The problem is that, as proficient technology becomes more widely available and standards for competence rise, these excuses (ignorance) and allowances (looking the other way) no longer fly.
It seems hard to believe that, in 2016, widely used eDiscovery and document processing tools are failing to capture large swaths of content -- read: potential evidence -- fed to them. But that's exactly the case.
To be sure, many tools at least flag the files they are unable to read in exception reports, those maddeningly long, inscrutable documents that identify the exact file that failed and, sometimes, the reason for the failure.
But, sometimes, large chunks of information just vanish without a trace. Evidence gone, with no record it ever existed in the first place.
Just... poof.
Consider the following real-world example, pulled from the Enron dataset.
Here is a spreadsheet titled "Gas DAily deals," which shows transactions of natural gas stocks. The file was originally included in the Enron dataset as an email attachment. Below, it appears in Logikcull after having been extracted from the email, indexed, imaged and so forth. You can click to enlarge.
Notice a couple things. First, the document is 484 pages long, as shown by the light blue box on the left. Second, it is formatted in the document view in a way that closely resembles the original, native file. That original document has been image and OCR'd, and all of its associated metadata has been preserved and captured so as to be made findable via text search.
Now look at the following document, processed by a popular eDiscovery vendor.
This is the same document, but, as it has been presented for review, is only 12 pages long. Not 484 pages. Twelve. In other words, the eDiscovery tool used to process the spreadsheet above captured approximately 2% of the information that was actually there.
Now, in this instance, the reason for the disparity in the presentation of the documents is fairly straightforward. Logikcull captures and extracts hidden fields. The other tool does not. But if this strikes you as a fringe case, consider that this lesser tool also has trouble processing basic file types, like Word and PowerPoint documents, as its exception report indicates. This could potentially be due to file corruption, file mismatch, the size of the document (it doesn't process Excel spreadsheets larger than 1,000 PDF pages, for example), or simply because the processing engine couldn't account for certain common file types. But in any case, about 6,000 of 40,000 total documents in the Enron corpus fed to this tool did not appear in the searchable review set.
The scary thing is that this is the industry norm, and nobody seems to care. But certainly, if a superior, affordable solution exists, attorneys have a duty to their clients and as officers of the court to find and use them.
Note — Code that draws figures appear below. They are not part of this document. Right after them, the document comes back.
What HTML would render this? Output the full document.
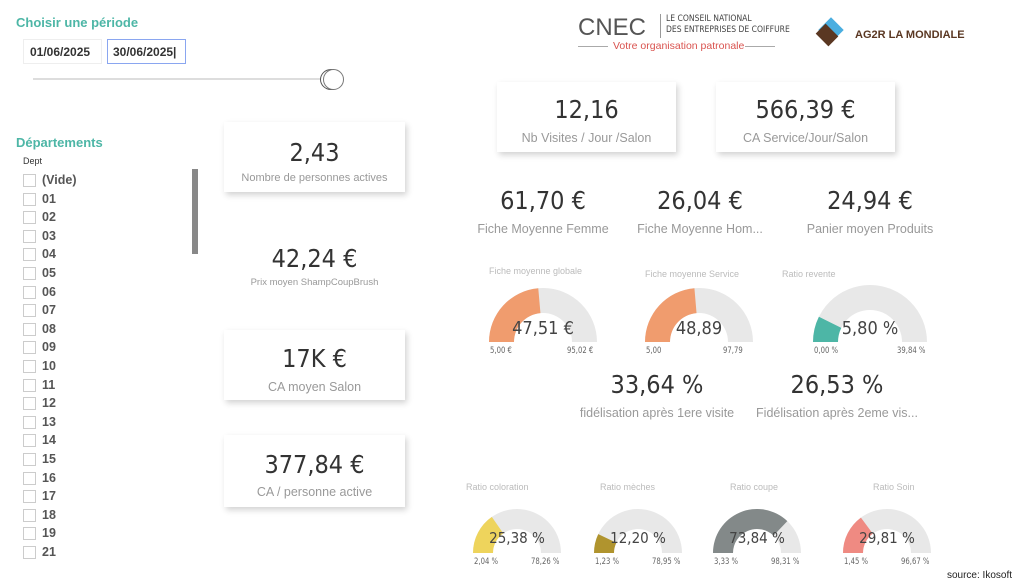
<!DOCTYPE html>
<html><head><meta charset="utf-8"><style>
*{margin:0;padding:0;box-sizing:border-box}
body{width:1024px;height:585px;background:#fff;position:relative;overflow:hidden;font-family:"DejaVu Sans Condensed","Liberation Sans",sans-serif;color:#333}
.a{position:absolute}
.t{font-family:"Liberation Sans",sans-serif;font-weight:bold;color:#4db6a6;font-size:13px}
.card{position:absolute;background:#fff;box-shadow:2px 3px 6px rgba(0,0,0,0.18)}
.num{position:absolute;text-align:center;font-size:25px;color:#333;white-space:nowrap}
.lbl{position:absolute;text-align:center;font-size:12.5px;color:#999;white-space:nowrap;font-family:"Liberation Sans",sans-serif}
.dept{position:absolute;left:23px;font-family:"Liberation Sans",sans-serif;font-weight:bold;font-size:12.5px;color:#555}
.dept i{position:absolute;left:0;top:1px;width:13px;height:13px;border:1px solid #ccc}
.dept span{position:absolute;left:19px;top:0;white-space:nowrap}
.gt{position:absolute;font-size:9px;color:#bbb;font-family:"Liberation Sans",sans-serif;white-space:nowrap}
.gv{position:absolute;font-size:9px;color:#666;white-space:nowrap;transform:scaleX(.85);transform-origin:left}
</style></head><body>
<div class="a t" style="left:16px;top:15px">Choisir une période</div>
<div class="a" style="left:23px;top:39px;width:79px;height:25px;border:1px solid #eee;font-family:'Liberation Sans';font-weight:bold;font-size:12px;padding:5px 0 0 6px">01/06/2025</div>
<div class="a" style="left:107px;top:39px;width:79px;height:25px;border:1.5px solid #8aa6f0;font-family:'Liberation Sans';font-weight:bold;font-size:12px;padding:5px 0 0 5px">30/06/2025|</div>
<div class="a" style="left:33px;top:78px;width:290px;height:2px;background:#ddd"></div>
<div class="a" style="left:320px;top:69px;width:22px;height:21px;border:1.5px solid #555;border-radius:50%;background:#fff"></div>
<div class="a" style="left:323px;top:69px;width:21px;height:21px;border:1.5px solid #777;border-radius:50%;background:#fff"></div>
<div class="a t" style="left:16px;top:135px">Départements</div>
<div class="a" style="left:23px;top:156px;font-size:9px;color:#333;font-family:'Liberation Sans'">Dept</div>
<div class="a" style="left:192px;top:169px;width:6px;height:85px;background:#888"></div>
<div id="depts"></div>

<div class="a" style="left:578px;top:14px;font-family:'Liberation Sans';font-size:24px;color:#555">CNEC</div>
<div class="a" style="left:660px;top:14px;width:1px;height:24px;background:#999"></div>
<div class="a" style="left:666px;top:14px;font-size:8.5px;color:#444;line-height:11px">LE CONSEIL NATIONAL<br>DES ENTREPRISES DE COIFFURE</div>
<div class="a" style="left:578px;top:46px;width:30px;height:1px;background:#aaa"></div>
<div class="a" style="left:745px;top:46px;width:30px;height:1px;background:#aaa"></div>
<div class="a" style="left:613px;top:40px;font-family:'Liberation Sans';font-size:10.5px;color:#d9534f">Votre organisation patronale</div>
<div class="a" style="left:822px;top:21px;width:18px;height:18px;background:#4aaee0;transform:rotate(45deg)"></div>
<div class="a" style="left:818px;top:28px;width:18px;height:14px;background:#5a3722;transform:rotate(45deg)"></div>
<div class="a" style="left:855px;top:29px;font-family:'Liberation Sans';font-weight:bold;font-size:11px;color:#5a3722">AG2R LA MONDIALE</div>

<div class="card" style="left:224px;top:122px;width:181px;height:70px"></div>
<div class="num" style="left:224px;top:138px;width:181px">2,43</div>
<div class="lbl" style="left:224px;top:172px;width:181px;font-size:11px">Nombre de personnes actives</div>
<div class="num" style="left:224px;top:244px;width:181px">42,24 €</div>
<div class="lbl" style="left:224px;top:277px;width:181px;font-size:9.5px">Prix moyen ShampCoupBrush</div>
<div class="card" style="left:224px;top:330px;width:181px;height:70px"></div>
<div class="num" style="left:224px;top:344px;width:181px">17K €</div>
<div class="lbl" style="left:224px;top:380px;width:181px">CA moyen Salon</div>
<div class="card" style="left:224px;top:435px;width:181px;height:72px"></div>
<div class="num" style="left:224px;top:450px;width:181px">377,84 €</div>
<div class="lbl" style="left:224px;top:485px;width:181px">CA / personne active</div>

<div class="card" style="left:497px;top:82px;width:179px;height:70px"></div>
<div class="num" style="left:497px;top:95px;width:179px">12,16</div>
<div class="lbl" style="left:497px;top:131px;width:179px">Nb Visites / Jour /Salon</div>
<div class="card" style="left:716px;top:82px;width:179px;height:70px"></div>
<div class="num" style="left:716px;top:95px;width:179px">566,39 €</div>
<div class="lbl" style="left:716px;top:131px;width:179px">CA Service/Jour/Salon</div>

<div class="num" style="left:443px;top:186px;width:200px">61,70 €</div>
<div class="lbl" style="left:443px;top:222px;width:200px">Fiche Moyenne Femme</div>
<div class="num" style="left:600px;top:186px;width:200px">26,04 €</div>
<div class="lbl" style="left:600px;top:222px;width:200px">Fiche Moyenne Hom...</div>
<div class="num" style="left:770px;top:186px;width:200px">24,94 €</div>
<div class="lbl" style="left:770px;top:222px;width:200px">Panier moyen Produits</div>

<div class="num" style="left:557px;top:370px;width:200px">33,64 %</div>
<div class="lbl" style="left:557px;top:406px;width:200px">fidélisation après 1ere visite</div>
<div class="num" style="left:737px;top:370px;width:200px">26,53 %</div>
<div class="lbl" style="left:737px;top:406px;width:200px">Fidélisation après 2eme vis...</div>

<svg class="a" id="g" style="left:0;top:0" width="1024" height="585"></svg>
<div id="gl"></div>
<div class="a" style="right:12px;top:570px;font-family:'Liberation Sans';font-size:10px;color:#222">source: Ikosoft</div>
<script>
var d=["(Vide)","01","02","03","04","05","06","07","08","09","10","11","12","13","14","15","16","17","18","19","21"],h="";
d.forEach(function(s,i){h+='<div class="dept" style="top:'+(173+i*18.6)+'px"><i></i><span>'+s+'</span></div>'});
document.getElementById("depts").innerHTML=h;
function arc(cx,cy,R,r,f0,f1){var a0=Math.PI*(1-f0),a1=Math.PI*(1-f1),c=Math.cos,s=Math.sin;
return "M"+(cx+R*c(a0))+","+(cy-R*s(a0))+"A"+R+","+R+" 0 0 1 "+(cx+R*c(a1))+","+(cy-R*s(a1))+"L"+(cx+r*c(a1))+","+(cy-r*s(a1))+"A"+r+","+r+" 0 0 0 "+(cx+r*c(a0))+","+(cy-r*s(a0))+"Z";}
var G=[[543,342,54,29,.472,"#f09c6e","Fiche moyenne globale","47,51 €","5,00 €","95,02 €",489,266],
[699,342,54,29,.473,"#f09c6e","Fiche moyenne Service","48,89","5,00","97,79",645,269],
[870,342,57,32,.146,"#4db6a6","Ratio revente","5,80 %","0,00 %","39,84 %",782,269],
[517,553,44,24,.306,"#eed45c","Ratio coloration","25,38 %","2,04 %","78,26 %",466,482],
[638,553,44,24,.141,"#b0942e","Ratio mèches","12,20 %","1,23 %","78,95 %",600,482],
[757,553,44,24,.742,"#838989","Ratio coupe","73,84 %","3,33 %","98,31 %",730,482],
[887,553,44,24,.298,"#ef8a82","Ratio Soin","29,81 %","1,45 %","96,67 %",873,482]];
var sv="",hl="";
G.forEach(function(g){var big=g[2]>50;
sv+='<path d="'+arc(g[0],g[1],g[2],g[3],0,1)+'" fill="#e8e8e8"/><path d="'+arc(g[0],g[1],g[2],g[3],0,g[4])+'" fill="'+g[5]+'"/>';
hl+='<div class="gt" style="left:'+g[10]+'px;top:'+g[11]+'px">'+g[6]+'</div>';
hl+='<div class="a" style="left:'+(g[0]-60)+'px;top:'+(g[1]-(big?24:24))+'px;width:120px;text-align:center;font-size:'+(big?18:15)+'px;color:#444">'+g[7]+'</div>';
hl+='<div class="gv" style="left:'+(g[0]-g[2]+1)+'px;top:'+(g[1]+4)+'px">'+g[8]+'</div>';
hl+='<div class="gv" style="left:'+(g[0]+g[2]-30)+'px;top:'+(g[1]+4)+'px">'+g[9]+'</div>';});
document.getElementById("g").innerHTML=sv;document.getElementById("gl").innerHTML=hl;
</script>
</body></html>
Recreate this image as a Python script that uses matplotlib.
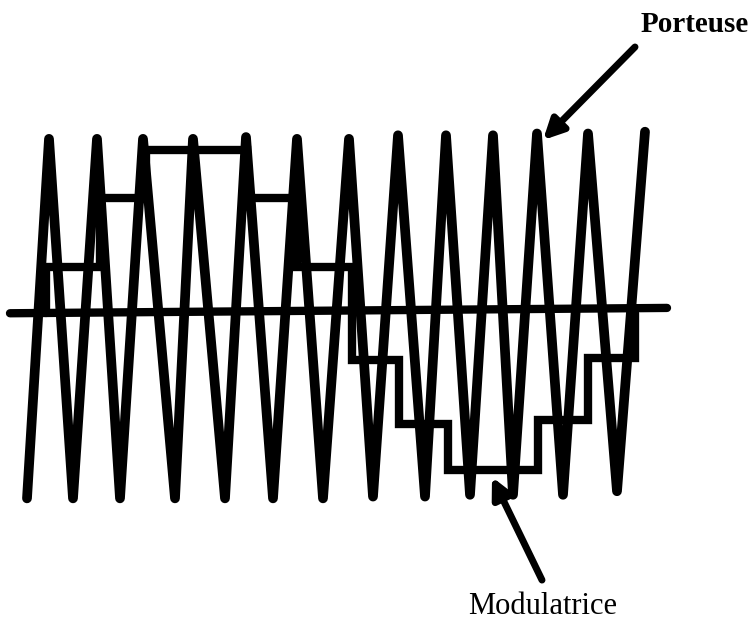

Courts have never demanded perfection in discovery, but they do demand diligence. Parties must, according to the Rules, make a "reasonable effort to assure that the client has provided all the information and documents available to him that are responsive to the discovery demand." Does taking a chance you're missing half the stuff that's actually there seem "reasonable"?
Certainly, then, using tools that fail to capture much of this information, or capture that data inaccurately, has deep, direct consequences on the ability of parties to fulfill their obligations under the law -- and, therefore, has implications for sanctions and malpractice. Such failures have cost high-profile attorneys and their clients dearly. Look no further than the closely watched Coquina vs. TD Bank case from four years ago, where a key document presented at trial by lawyers for TD turned out to be devoid of critical information appearing on the original version of the document -- which subsequently surfaced in a separate case. That mistake ended a career.
The importance of "processing" gets overlooked due to its highly technical nature and the way in which it's described in the context of the EDRM, as a chore that must be completed to get to the important stuff: search and review. But the fact is, processing is among the most essential to revealing what the evidence actually says, and the easiest to get wrong. That's why it took Logikcull years to get it right. You don't automate the 3,000+ essential processing steps overnight.
It it is simply unacceptable, given the advances in technology, that the vast majority of eDiscovery tools are routinely missing large chunks of potentially discoverable information. If you're reading this, now you know, and you owe it to yourself to vet the tools you're using, consider what they're missing and what that could mean for your company, your clients or your career.